WHAT YOU WILL DO ▸
Restate the whole of the material. Keep every word, and drop the pictures.

— begin SOURCE MATERIAL —

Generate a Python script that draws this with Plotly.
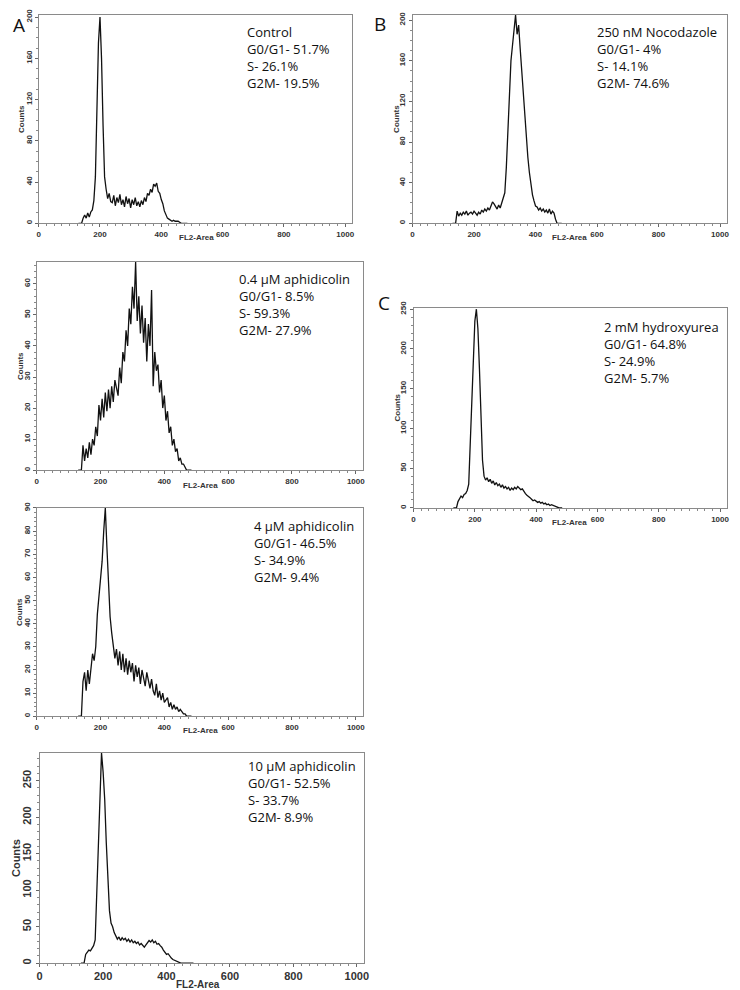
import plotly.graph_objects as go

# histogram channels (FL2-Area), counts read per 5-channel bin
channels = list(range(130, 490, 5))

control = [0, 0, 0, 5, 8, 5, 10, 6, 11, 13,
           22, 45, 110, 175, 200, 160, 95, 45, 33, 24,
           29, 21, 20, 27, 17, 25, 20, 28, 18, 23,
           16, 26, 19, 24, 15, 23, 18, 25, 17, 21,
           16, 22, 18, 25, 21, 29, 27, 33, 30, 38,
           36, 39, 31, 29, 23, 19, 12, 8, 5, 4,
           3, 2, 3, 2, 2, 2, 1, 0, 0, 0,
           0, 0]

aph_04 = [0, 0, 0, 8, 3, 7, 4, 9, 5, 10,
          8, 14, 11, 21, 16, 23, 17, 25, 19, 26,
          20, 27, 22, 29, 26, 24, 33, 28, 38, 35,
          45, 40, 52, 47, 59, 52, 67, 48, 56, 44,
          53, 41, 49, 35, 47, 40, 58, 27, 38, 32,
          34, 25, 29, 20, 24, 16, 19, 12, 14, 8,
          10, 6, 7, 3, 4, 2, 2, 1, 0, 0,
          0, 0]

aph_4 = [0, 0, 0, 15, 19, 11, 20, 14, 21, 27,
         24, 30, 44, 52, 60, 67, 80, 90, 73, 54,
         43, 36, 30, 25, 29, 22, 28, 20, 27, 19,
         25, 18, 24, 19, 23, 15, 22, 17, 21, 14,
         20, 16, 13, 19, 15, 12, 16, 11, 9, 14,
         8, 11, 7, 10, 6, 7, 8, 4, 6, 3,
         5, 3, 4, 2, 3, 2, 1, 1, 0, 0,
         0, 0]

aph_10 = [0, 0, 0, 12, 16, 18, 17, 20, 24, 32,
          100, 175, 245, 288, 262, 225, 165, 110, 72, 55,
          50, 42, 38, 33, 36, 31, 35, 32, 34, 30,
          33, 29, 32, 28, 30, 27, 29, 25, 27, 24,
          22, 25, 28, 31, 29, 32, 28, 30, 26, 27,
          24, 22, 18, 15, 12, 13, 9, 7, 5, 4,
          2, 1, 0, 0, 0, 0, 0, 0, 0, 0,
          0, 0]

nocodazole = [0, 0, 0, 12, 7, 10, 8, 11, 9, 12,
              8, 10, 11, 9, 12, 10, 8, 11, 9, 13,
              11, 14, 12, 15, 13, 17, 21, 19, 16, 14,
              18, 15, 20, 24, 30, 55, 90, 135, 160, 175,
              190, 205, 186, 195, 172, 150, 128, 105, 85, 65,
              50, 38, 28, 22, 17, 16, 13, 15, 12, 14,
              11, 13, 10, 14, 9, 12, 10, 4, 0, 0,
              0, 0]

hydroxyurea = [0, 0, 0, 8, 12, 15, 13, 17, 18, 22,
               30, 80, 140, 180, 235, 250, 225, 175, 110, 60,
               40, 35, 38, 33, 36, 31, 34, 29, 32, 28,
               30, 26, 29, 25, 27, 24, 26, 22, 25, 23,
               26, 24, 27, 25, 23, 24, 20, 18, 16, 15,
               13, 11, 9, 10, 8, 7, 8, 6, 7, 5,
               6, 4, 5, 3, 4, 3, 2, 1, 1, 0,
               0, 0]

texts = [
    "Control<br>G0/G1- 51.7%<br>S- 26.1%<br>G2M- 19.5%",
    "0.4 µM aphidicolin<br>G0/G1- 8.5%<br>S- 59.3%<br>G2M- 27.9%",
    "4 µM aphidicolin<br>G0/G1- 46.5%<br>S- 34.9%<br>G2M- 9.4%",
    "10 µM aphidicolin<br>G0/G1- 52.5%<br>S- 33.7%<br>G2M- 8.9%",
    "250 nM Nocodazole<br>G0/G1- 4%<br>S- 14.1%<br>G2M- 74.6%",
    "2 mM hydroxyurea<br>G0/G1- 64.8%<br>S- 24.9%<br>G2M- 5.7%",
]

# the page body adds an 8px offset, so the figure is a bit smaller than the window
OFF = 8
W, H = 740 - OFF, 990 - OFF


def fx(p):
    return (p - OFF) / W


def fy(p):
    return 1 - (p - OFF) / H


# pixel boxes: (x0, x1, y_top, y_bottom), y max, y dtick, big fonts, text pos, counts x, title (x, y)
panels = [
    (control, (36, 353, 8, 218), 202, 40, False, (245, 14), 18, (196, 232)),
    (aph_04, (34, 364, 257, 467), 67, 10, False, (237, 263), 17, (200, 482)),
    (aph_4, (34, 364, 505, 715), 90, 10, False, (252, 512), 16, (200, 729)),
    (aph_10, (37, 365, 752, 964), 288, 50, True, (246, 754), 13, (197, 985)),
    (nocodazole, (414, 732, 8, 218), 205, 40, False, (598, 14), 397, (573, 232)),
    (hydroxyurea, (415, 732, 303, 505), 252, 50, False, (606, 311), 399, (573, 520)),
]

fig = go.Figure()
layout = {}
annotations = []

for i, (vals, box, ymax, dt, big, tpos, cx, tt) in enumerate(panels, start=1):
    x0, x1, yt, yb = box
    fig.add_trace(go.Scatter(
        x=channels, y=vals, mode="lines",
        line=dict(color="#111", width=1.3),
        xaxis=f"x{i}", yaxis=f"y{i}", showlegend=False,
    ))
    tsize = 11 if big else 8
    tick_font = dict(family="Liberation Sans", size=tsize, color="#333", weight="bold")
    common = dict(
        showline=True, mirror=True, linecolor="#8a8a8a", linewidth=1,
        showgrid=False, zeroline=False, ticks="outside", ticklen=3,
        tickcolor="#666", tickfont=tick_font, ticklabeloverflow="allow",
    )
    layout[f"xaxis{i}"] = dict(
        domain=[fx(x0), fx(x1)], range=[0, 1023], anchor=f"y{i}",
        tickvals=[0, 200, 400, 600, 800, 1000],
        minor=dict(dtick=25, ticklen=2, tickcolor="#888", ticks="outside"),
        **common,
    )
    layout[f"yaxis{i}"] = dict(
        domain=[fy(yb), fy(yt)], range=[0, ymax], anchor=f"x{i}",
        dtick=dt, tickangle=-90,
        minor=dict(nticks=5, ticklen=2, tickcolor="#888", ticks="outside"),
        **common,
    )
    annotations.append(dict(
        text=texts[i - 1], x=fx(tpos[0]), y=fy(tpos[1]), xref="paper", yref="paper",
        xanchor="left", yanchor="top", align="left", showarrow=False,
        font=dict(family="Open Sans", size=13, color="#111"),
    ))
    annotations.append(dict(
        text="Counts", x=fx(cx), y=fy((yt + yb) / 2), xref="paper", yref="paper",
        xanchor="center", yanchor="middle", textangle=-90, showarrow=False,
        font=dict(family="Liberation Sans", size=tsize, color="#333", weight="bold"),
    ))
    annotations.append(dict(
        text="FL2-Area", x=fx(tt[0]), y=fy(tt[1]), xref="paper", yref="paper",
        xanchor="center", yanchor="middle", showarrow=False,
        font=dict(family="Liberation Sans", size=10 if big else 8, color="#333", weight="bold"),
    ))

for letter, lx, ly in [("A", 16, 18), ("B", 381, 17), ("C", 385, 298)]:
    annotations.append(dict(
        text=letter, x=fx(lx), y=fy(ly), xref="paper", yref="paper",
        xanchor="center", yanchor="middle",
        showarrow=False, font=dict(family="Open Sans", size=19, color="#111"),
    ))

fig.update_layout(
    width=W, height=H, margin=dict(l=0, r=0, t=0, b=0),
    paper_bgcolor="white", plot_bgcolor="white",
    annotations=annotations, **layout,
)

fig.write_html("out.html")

— end SOURCE MATERIAL —

EXERCISE ANSWER ▸
Generate a Python script that draws this with Plotly.
import plotly.graph_objects as go

# histogram channels (FL2-Area), counts read per 5-channel bin
channels = list(range(130, 490, 5))

control = [0, 0, 0, 5, 8, 5, 10, 6, 11, 13,
           22, 45, 110, 175, 200, 160, 95, 45, 33, 24,
           29, 21, 20, 27, 17, 25, 20, 28, 18, 23,
           16, 26, 19, 24, 15, 23, 18, 25, 17, 21,
           16, 22, 18, 25, 21, 29, 27, 33, 30, 38,
           36, 39, 31, 29, 23, 19, 12, 8, 5, 4,
           3, 2, 3, 2, 2, 2, 1, 0, 0, 0,
           0, 0]

aph_04 = [0, 0, 0, 8, 3, 7, 4, 9, 5, 10,
          8, 14, 11, 21, 16, 23, 17, 25, 19, 26,
          20, 27, 22, 29, 26, 24, 33, 28, 38, 35,
          45, 40, 52, 47, 59, 52, 67, 48, 56, 44,
          53, 41, 49, 35, 47, 40, 58, 27, 38, 32,
          34, 25, 29, 20, 24, 16, 19, 12, 14, 8,
          10, 6, 7, 3, 4, 2, 2, 1, 0, 0,
          0, 0]

aph_4 = [0, 0, 0, 15, 19, 11, 20, 14, 21, 27,
         24, 30, 44, 52, 60, 67, 80, 90, 73, 54,
         43, 36, 30, 25, 29, 22, 28, 20, 27, 19,
         25, 18, 24, 19, 23, 15, 22, 17, 21, 14,
         20, 16, 13, 19, 15, 12, 16, 11, 9, 14,
         8, 11, 7, 10, 6, 7, 8, 4, 6, 3,
         5, 3, 4, 2, 3, 2, 1, 1, 0, 0,
         0, 0]

aph_10 = [0, 0, 0, 12, 16, 18, 17, 20, 24, 32,
          100, 175, 245, 288, 262, 225, 165, 110, 72, 55,
          50, 42, 38, 33, 36, 31, 35, 32, 34, 30,
          33, 29, 32, 28, 30, 27, 29, 25, 27, 24,
          22, 25, 28, 31, 29, 32, 28, 30, 26, 27,
          24, 22, 18, 15, 12, 13, 9, 7, 5, 4,
          2, 1, 0, 0, 0, 0, 0, 0, 0, 0,
          0, 0]

nocodazole = [0, 0, 0, 12, 7, 10, 8, 11, 9, 12,
              8, 10, 11, 9, 12, 10, 8, 11, 9, 13,
              11, 14, 12, 15, 13, 17, 21, 19, 16, 14,
              18, 15, 20, 24, 30, 55, 90, 135, 160, 175,
              190, 205, 186, 195, 172, 150, 128, 105, 85, 65,
              50, 38, 28, 22, 17, 16, 13, 15, 12, 14,
              11, 13, 10, 14, 9, 12, 10, 4, 0, 0,
              0, 0]

hydroxyurea = [0, 0, 0, 8, 12, 15, 13, 17, 18, 22,
               30, 80, 140, 180, 235, 250, 225, 175, 110, 60,
               40, 35, 38, 33, 36, 31, 34, 29, 32, 28,
               30, 26, 29, 25, 27, 24, 26, 22, 25, 23,
               26, 24, 27, 25, 23, 24, 20, 18, 16, 15,
               13, 11, 9, 10, 8, 7, 8, 6, 7, 5,
               6, 4, 5, 3, 4, 3, 2, 1, 1, 0,
               0, 0]

texts = [
    "Control<br>G0/G1- 51.7%<br>S- 26.1%<br>G2M- 19.5%",
    "0.4 µM aphidicolin<br>G0/G1- 8.5%<br>S- 59.3%<br>G2M- 27.9%",
    "4 µM aphidicolin<br>G0/G1- 46.5%<br>S- 34.9%<br>G2M- 9.4%",
    "10 µM aphidicolin<br>G0/G1- 52.5%<br>S- 33.7%<br>G2M- 8.9%",
    "250 nM Nocodazole<br>G0/G1- 4%<br>S- 14.1%<br>G2M- 74.6%",
    "2 mM hydroxyurea<br>G0/G1- 64.8%<br>S- 24.9%<br>G2M- 5.7%",
]

# the page body adds an 8px offset, so the figure is a bit smaller than the window
OFF = 8
W, H = 740 - OFF, 990 - OFF


def fx(p):
    return (p - OFF) / W


def fy(p):
    return 1 - (p - OFF) / H


# pixel boxes: (x0, x1, y_top, y_bottom), y max, y dtick, big fonts, text pos, counts x, title (x, y)
panels = [
    (control, (36, 353, 8, 218), 202, 40, False, (245, 14), 18, (196, 232)),
    (aph_04, (34, 364, 257, 467), 67, 10, False, (237, 263), 17, (200, 482)),
    (aph_4, (34, 364, 505, 715), 90, 10, False, (252, 512), 16, (200, 729)),
    (aph_10, (37, 365, 752, 964), 288, 50, True, (246, 754), 13, (197, 985)),
    (nocodazole, (414, 732, 8, 218), 205, 40, False, (598, 14), 397, (573, 232)),
    (hydroxyurea, (415, 732, 303, 505), 252, 50, False, (606, 311), 399, (573, 520)),
]

fig = go.Figure()
layout = {}
annotations = []

for i, (vals, box, ymax, dt, big, tpos, cx, tt) in enumerate(panels, start=1):
    x0, x1, yt, yb = box
    fig.add_trace(go.Scatter(
        x=channels, y=vals, mode="lines",
        line=dict(color="#111", width=1.3),
        xaxis=f"x{i}", yaxis=f"y{i}", showlegend=False,
    ))
    tsize = 11 if big else 8
    tick_font = dict(family="Liberation Sans", size=tsize, color="#333", weight="bold")
    common = dict(
        showline=True, mirror=True, linecolor="#8a8a8a", linewidth=1,
        showgrid=False, zeroline=False, ticks="outside", ticklen=3,
        tickcolor="#666", tickfont=tick_font, ticklabeloverflow="allow",
    )
    layout[f"xaxis{i}"] = dict(
        domain=[fx(x0), fx(x1)], range=[0, 1023], anchor=f"y{i}",
        tickvals=[0, 200, 400, 600, 800, 1000],
        minor=dict(dtick=25, ticklen=2, tickcolor="#888", ticks="outside"),
        **common,
    )
    layout[f"yaxis{i}"] = dict(
        domain=[fy(yb), fy(yt)], range=[0, ymax], anchor=f"x{i}",
        dtick=dt, tickangle=-90,
        minor=dict(nticks=5, ticklen=2, tickcolor="#888", ticks="outside"),
        **common,
    )
    annotations.append(dict(
        text=texts[i - 1], x=fx(tpos[0]), y=fy(tpos[1]), xref="paper", yref="paper",
        xanchor="left", yanchor="top", align="left", showarrow=False,
        font=dict(family="Open Sans", size=13, color="#111"),
    ))
    annotations.append(dict(
        text="Counts", x=fx(cx), y=fy((yt + yb) / 2), xref="paper", yref="paper",
        xanchor="center", yanchor="middle", textangle=-90, showarrow=False,
        font=dict(family="Liberation Sans", size=tsize, color="#333", weight="bold"),
    ))
    annotations.append(dict(
        text="FL2-Area", x=fx(tt[0]), y=fy(tt[1]), xref="paper", yref="paper",
        xanchor="center", yanchor="middle", showarrow=False,
        font=dict(family="Liberation Sans", size=10 if big else 8, color="#333", weight="bold"),
    ))

for letter, lx, ly in [("A", 16, 18), ("B", 381, 17), ("C", 385, 298)]:
    annotations.append(dict(
        text=letter, x=fx(lx), y=fy(ly), xref="paper", yref="paper",
        xanchor="center", yanchor="middle",
        showarrow=False, font=dict(family="Open Sans", size=19, color="#111"),
    ))

fig.update_layout(
    width=W, height=H, margin=dict(l=0, r=0, t=0, b=0),
    paper_bgcolor="white", plot_bgcolor="white",
    annotations=annotations, **layout,
)

fig.write_html("out.html")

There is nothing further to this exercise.